Category creation or market sizing. If your company is defining a new category — not just a better version of an existing product — that narrative belongs in media. “Why enterprise identity management in India is broken, and how we’re fixing it” is a piece a tech journalist will consider. It’s also a piece that positions you as the category leader before the category has a leader.

Funding announcements tied to a market thesis. Not just “we raised X,” but “we raised X because the Indian SME ERP market is underserved at this price point, and here’s the data.” The market thesis gives journalists something to write about beyond the number.

Research and data. Proprietary research — a survey of 100 CIOs, an analysis of enterprise software adoption rates — is among the most durable PR assets a SaaS company can produce. It generates coverage, establishes expertise, and becomes a reference source that others link to. It also positions your company as the authority that understands the market, not just the vendor selling into it.

Leadership commentary on sector trends. Responding to industry news, regulatory changes, or technology shifts with specific, informed commentary gets founders quoted in ongoing sector coverage. This requires consistent monitoring and fast turnaround — most good media opportunities are 24 to 48 hours wide.

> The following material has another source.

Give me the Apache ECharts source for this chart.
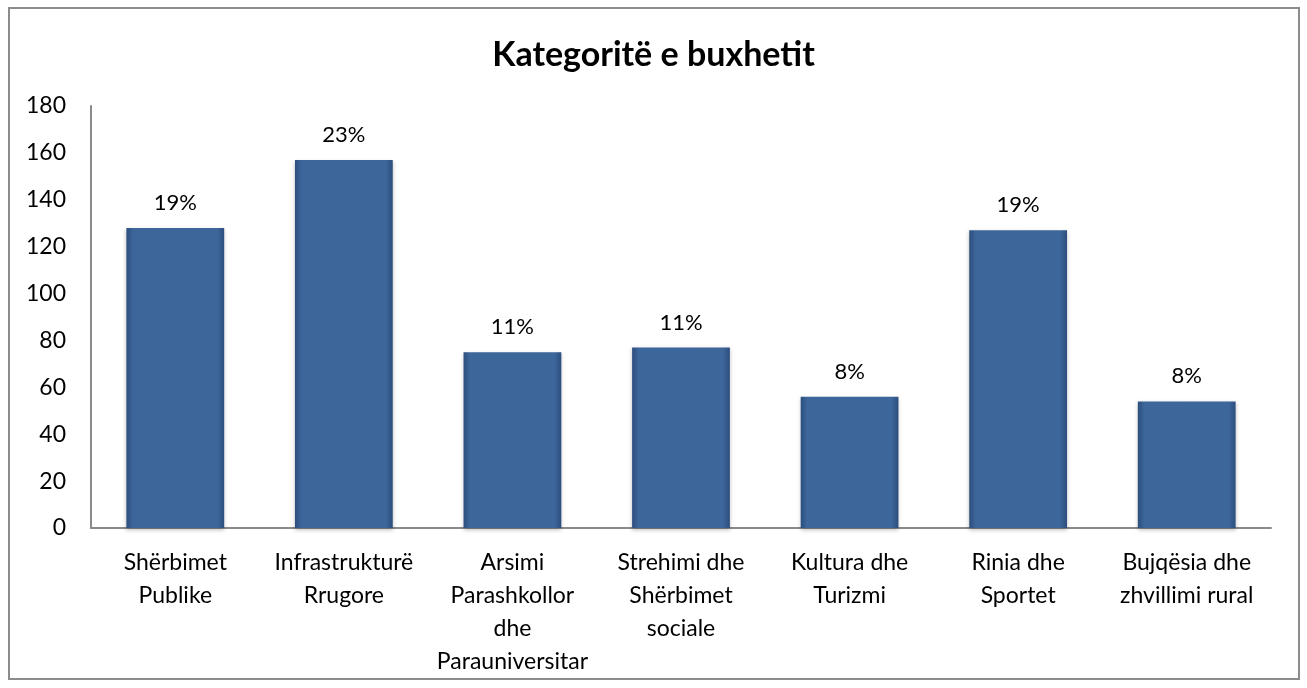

The mistake that kills SaaS PR momentum

The most common failure mode for SaaS companies investing in PR is treating it as a launch activity. They invest heavily around a product launch or funding round, generate a spike of coverage, and then go quiet. Six months later, the coverage has faded and the Google trail shows a company that peaked and stopped.

Enterprise buyers notice this. A company with consistent, current media presence — even light coverage, one or two stories per quarter — signals stability and momentum. A company with three stories from 18 months ago and nothing since raises questions about whether it’s still active and growing.

The cadence that works is not a spike every nine months. It’s a steady drumbeat: one or two meaningful stories per quarter, consistent founder LinkedIn activity, and a customer case study published every six months.

Timelines for SaaS PR in India

First credible coverage: four to eight weeks from the start of an agency engagement, assuming a news peg (funding, launch, or a strong customer story).

First tier-1 coverage: three to five months. Relationships with journalists at Economic Times, Mint, and Business Standard take time to develop. Shortcuts don’t exist; credibility with those desks is built through consistent pitching, accurate story development, and making journalists look good with their editors.

Recognisable brand in sector media: six to twelve months of consistent effort. At that point, journalists begin reaching out proactively for comment on sector stories, which shifts the dynamic from push to pull.

Frequently Asked Question

Is PR different for horizontal vs. vertical SaaS in India?
Yes. Horizontal SaaS (products that work across industries) needs broader business media coverage. Vertical SaaS (products built for one sector) should concentrate on that sector’s trade publications and events, where the buyer is.

How do product launches work for SaaS companies without a PR hook?
Not every product update is a media story. Reserve PR investment for releases that solve a new problem or enter a new market. Internal product updates belong on the company blog and LinkedIn, not in a press release.

Should SaaS companies use wire services for press releases?
Wire distribution (PTI, ANI) is worth using for funding announcements and major product milestones. For feature releases or partnership announcements, direct journalist outreach typically produces better coverage than wire distribution.